Cain’s Bigoted Double Standard

Seth Chalmer challenges the candidate's continued fearmongering over Sharia:

Cain apparently defines "religious purposes" as being inherently different from legal purposes. This conception of religion, however, carries a blatantly Christian (not to mention Protestant) bias. For many religious believers, true religion requires submission to Divine law, and for these groups, establishing a religious community requires establishing local religious courts.

This is certainly true of traditional Judaism, in which Halakhah (Jewish law) regulates every detail of Jewish life — ritual, ethical, economic, civil, and quotidian.

Not a single moment of the traditional Jew's day, no matter how seemingly trivial, is free from countless strictly defined mandates. Since disputes are bound to arise, the rabbinic court (bet din / beis din / beth din; pick your transliteration) has been a central institution for thousands of years. This has held true even in modern America. While the separation of religion and state has required the abandonment of the European model of state-supported rabbinic institutions, rabbinic courts operate on a voluntary basis in all American cities with significant Orthodox Jewish populations, and many Orthodox Jews make use of such courts to settle disputes within the community in accordance with Halakhah. The New York-based Beth Din of America, for example, handles not only ritual and family issues such as conversion, marriage, and divorce, but also civil and economic cases, all in accordance with Torah injunctions.

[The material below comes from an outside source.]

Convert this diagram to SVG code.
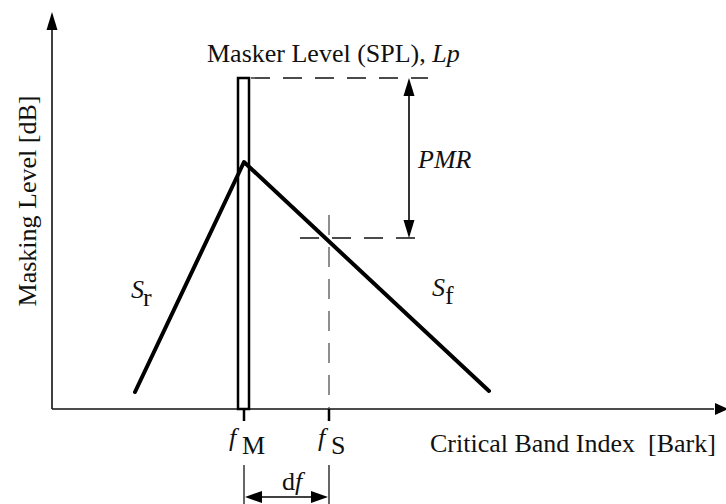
<svg xmlns="http://www.w3.org/2000/svg" width="726" height="504" viewBox="0 0 726 504">
<style>
.t{font-family:"Liberation Serif","Times New Roman",serif;font-size:26px;fill:#111}
.i{font-style:italic}
.ax{stroke:#111;stroke-width:1.6;fill:none}
.dash{stroke:#111;stroke-width:1.3;stroke-dasharray:19 13;fill:none}
.thin{stroke:#444;stroke-width:1.2;stroke-dasharray:20 12;fill:none}
.thick{stroke:#000;stroke-width:4;fill:none;stroke-linecap:round;stroke-linejoin:round}
.ah{fill:#000}
</style>
<rect width="726" height="504" fill="#fff"/>
<g id="axes">
  <line class="ax" x1="52" y1="409" x2="52" y2="26"/>
  <polygon class="ah" points="52,12 46.5,30 57.5,30"/>
  <line class="ax" x1="52" y1="409" x2="714" y2="409"/>
  <polygon class="ah" points="728,409 715,403 715,415"/>
  <text class="t" transform="translate(36,201) rotate(-90)" text-anchor="middle" font-size="27">Masking Level [dB]</text>
  <text class="t" x="430" y="452" xml:space="preserve">Critical Band Index  [Bark]</text>
</g>
<g id="masker">
  <rect x="238" y="78" width="11" height="331" fill="#fff" stroke="#000" stroke-width="2.5"/>
  <text class="t" x="207" y="62" font-size="26.5">Masker Level (SPL), <tspan class="i">Lp</tspan></text>
</g>
<g id="spreading">
  <polyline class="thick" points="135,392 244,162 489,391"/>
  <text class="t i" x="131" y="298" font-size="28">S</text>
  <text class="t" x="143" y="306" font-size="17">r</text>
  <text class="t i" x="432" y="296" font-size="28">S</text>
  <text class="t" x="445" y="304" font-size="17">f</text>
</g>
<g id="connectors">
  <line class="dash" x1="251" y1="78" x2="428" y2="78"/>
  <line class="dash" x1="300" y1="238" x2="418" y2="238"/>
  <line class="thin" x1="329" y1="215" x2="329" y2="409"/>
  <line stroke="#000" stroke-width="1.6" x1="409" y1="94" x2="409" y2="222"/>
  <polygon class="ah" points="409,78 403.5,96 414.5,96"/>
  <polygon class="ah" points="409,238 403.5,220 414.5,220"/>
  <line stroke="#000" stroke-width="2.5" x1="244" y1="409" x2="244" y2="421"/>
  <line stroke="#000" stroke-width="2.5" x1="329" y1="409" x2="329" y2="421"/>
  <line stroke="#000" stroke-width="1.2" x1="244" y1="465" x2="244" y2="504"/>
  <line stroke="#000" stroke-width="1.2" x1="329" y1="465" x2="329" y2="504"/>
  <line stroke="#000" stroke-width="1.6" x1="258" y1="497" x2="315" y2="497"/>
  <polygon class="ah" points="245,497 262,491 262,503"/>
  <polygon class="ah" points="328,497 311,491 311,503"/>
</g>
<g id="labels">
  <text class="t i" x="229" y="446" font-size="30">f</text>
  <text class="t" x="242" y="454" font-size="18">M</text>
  <text class="t i" x="318" y="446" font-size="30">f</text>
  <text class="t" x="331" y="454" font-size="18">S</text>
  <text class="t" x="282" y="490">d<tspan class="i">f</tspan></text>
  <text class="t i" x="418" y="168">PMR</text>
</g>
</svg>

Nor do these institutions operate with complete independence from the secular legal system. Parties to rabbinic cases can enter into binding arbitration agreements [pdf], mandating compliance with rabbinic decisions by force of secular law. New York and Maryland have both instituted secular laws intended to help Jewish women avoid becoming agunot— a problem which exists only within the framework of Jewish law — "wall of separation" notwithstanding.

And where is Cain's outrage over Kiryas Joel, a Hasidic town whose religion-based government is being constitutionally challenged by other Jews in the community? The Muslims in Murfreesboro simply want to open a mosque, not a municipal government.